Bellhanger bits come in diameters from about 1/4" to more than an inch and in lengths from a few inches to 8 or 10 feet. The one I have is 3/8" diameter by 6 feet long. I got it from a specialty place named (disgustingly enough) Jack and Jills Drills. It cost about $20 for the bit itself. They also sell an L-shaped guide for about $15 that you use to guide the bit while it's turning. If you want one of these things, you'll probably have to order it specially. Your local hardware store will probably never have heard of it, and your local electrical supply house may or may not carry them. If it does, they may not have the size you need. If you need one quickly and all else fails, call your local alarm installer and ask them where they get theirs.

Fish tape - when you're working with cable, you want to pull it. Pushing it doesn't work well at all because it's too flexible. There are times, however, when "you can't get there from here" and that's when a fish tape is indispensable. A fish tape is a fairly rigid but flexible piece of spring steel wire contained on a spool, similar to a drain snake. You can push it from where you are to where you want to be. Once the end of the fish tape arrives at the remote location, you can attach the cable to that end of it and pull the cable back through the problem area.

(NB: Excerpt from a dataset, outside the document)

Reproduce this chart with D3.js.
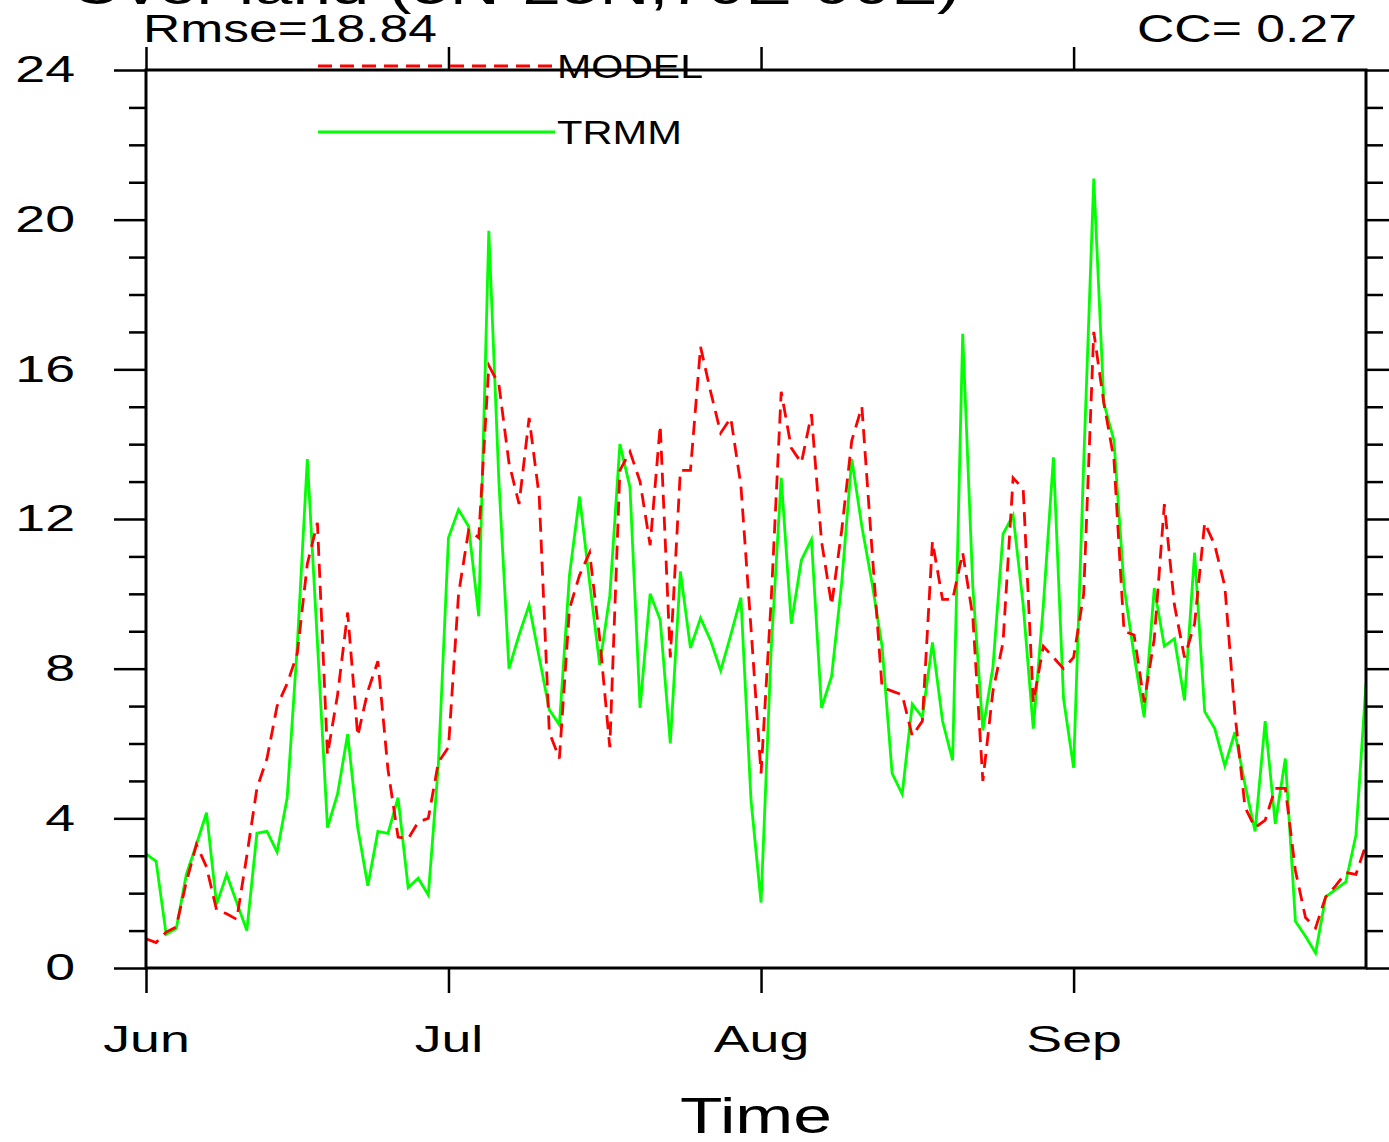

The most common application of a fish tape in residential wiring is when you have to make a run to an exterior wall. Interior walls are not insulated, and so are relatively easy to route wire through. Exterior walls contain insulation, which makes it next to impossible to route cable through them unless you use a fish tape to lead the way.

A fish tape is definitely something you want to avoid buying unless you run cable very frequently. They come in a variety of thicknesses and lengths, but even the small ones typically cost $50 or more, and the larger ones may cost several hundred dollars. If you absolutely positively need one, there are a couple of possibilities:

  • If you only need a short fish, a straightened coat hanger may do the job.
  • For runs of six feet or so, you may be able to use a bell hanger bit as a substitute for a fish tape.
  • If you have a box of Romex around the house, you can sometimes use it to substitute for the fish tape for longer runs of up to 10 feet or so. Romex is rigid enough to push through most insulation, but has neither the rigidity nor the springy flexibility of the fish tape. The Romex will often coil up within the wall, but if you can get any part of the Romex visible at the remote location, you can simply tie a piece of cord to it and pull the Romex back through, leaving you with a pull string that you can use to pull the cable through.
  • For situations where only a real fish tape will do, you may be able to rent one by the day at one of those tool rental places. The price is usually outrageous (I've been charged $20 a day), but it's cheaper than buying one and using it only the once.

Installing Face Plates and Connectors

Although I already have the necessary face plates installed, I'll detail the process for those of you who don't.

You can buy faceplates that have various combinations of connectors (telephone, 10Base2 coax, 10/100BaseT, etc.) permanently attached, but I suggest that you avoid these. I prefer the modular faceplates that you can buy from AT&;T, Leviton, ICC, and many other vendors. The faceplates cost about a dollar each, and have from two to eight holes about 3/8" square. You can snap various modular connectors into these holes--everything from RJ-11 telephone jacks to network jacks to cable TV jacks. You won't find these faceplates and modular connectors at your local home center, but you can get them at a Graybar or similar supply house.

The jacks themselves range in price from a couple of dollars up, depending on their type, and are available in various colors, as are the faceplates themselves. You cover the unused holes with a blank cover that costs about 10 cents. Once you have the faceplates and connectors you need, there are a couple of ways of installing them.

The traditional method - cut a rectangular hole in the sheetrock and mount an old-work box (one of those blue plastic things you can pick up at Home Depot for 69 cents). The old-work box has small wings that spread as you drive a screw and clamp the box against the sheetrock. At the top and bottom rear of the box there are knock-outs through which you can route the cable. Using this method makes it much more difficult to add new cable runs later. Although you must use a box to meet code when you're running power lines, you don't need the box to meet code if all you're installing is low-voltage signal cables (like network cables). I suggest you dispense with the box and use one of the following methods.

The quick-and-dirty method - hold the faceplate against the sheetrock and use it as a template to mark the location of the screw holes in the faceplate. Use a pencil to trace the outline of the faceplate very lightly onto the wall. At the positions you marked, drill two small starter holes in the sheetrock and press in two plastic screw anchors to hold the screws that secure the faceplate. Drill a third larger hole midway between the two screw anchors, and insert a coathanger with a hook on the end through that hole. Use a sharp knife to score a deep line to define the cutout in the sheetrock, keeping inside the faceplate outline, and staying at least 1/4" to 3/8" from the screw anchors. Tap the cutout section sharply to break the sheetrock free, and use the coathanger to pull the cutout section clear.

The right method - ask the hardware store guy for "battleship clips". If he has no idea what you mean (which is likely), describe them for him. If he doesn't carry them, head for the electrical supply store. They'll know. A battleship clip is a thin metal template that fits a rectangular cutout you make in the sheetrock. Unlike a box, the battleship clip does not extend back past the rear of the sheetrock, and makes it easy to add cables later. The clip has a metal wing on each side that resembles the outline of a battleship as seen from above. You place the clip in the cutout and bend the wings back against the sheetrock to secure the clip. The clip itself contains the screw holes to which you secure the faceplate.